Ride Easy was the b-side to Asia’s first hit, Heat Of The Moment, and not included on their debut album much to my dismay at the time as I’d only get to hear it when I’d punch it up on a jukebox.

Maureen McGovern – The Morning After
from Have A Nice Decade: The ’70s Pop Culture Box

I seem to hear The Morning After at least once a week while listening to Sirius’ ’70s station on the morning commute to work and that’s fine by me.

There’s something about the song that I dig. Maybe it’s the sheer melodrama of it all, but, if you’re going to have a theme song about a luxury liner capsized by a massive tidal wave – and Ernest Borgnine is in the cast – I suppose that it’s no time to be timid.

Rolling Stones – Play With Fire
from Big Hits: High Tide And Green Grass

I fully admit that The Stones have been phoning it in for so long now that it has affected my view of them. And that makes it all the more astounding when something pre-Goats Head Soup pops up on the iPod.

Play With Fire is truly menacing and menace is a vibe which The Stones were once as capable of capturing as well as any band ever has.

Jellyfish – The King Is Half-Undressed
from Bellybutton

I discovered Jellyfish when the record store where I worked received a promo copy of the band’s debut, Bellybutton, in 1990. The psychedelic album cover was eye-catching and the music earned the group from San Francisco comparisons to greats like Queen, The Beach Boys, The Beatles, XTC, and Cheap Trick.

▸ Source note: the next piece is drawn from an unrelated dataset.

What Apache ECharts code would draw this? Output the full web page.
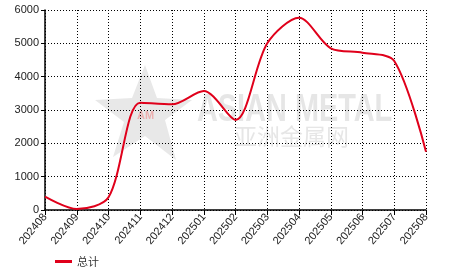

Despite plenty of swooning by critics, Jellyfish was unable to find mainstream success and would split up after just one more album, 1993’s Spilt Milk, but the group has continued to loom large in the hearts of power pop devotees for the past two decades.

Be forewarned, I listened to The King Is Half-Undressed the other morning as I hadn’t heard it for awhile. That was two days ago and I still haven’t been able to get it out of my head.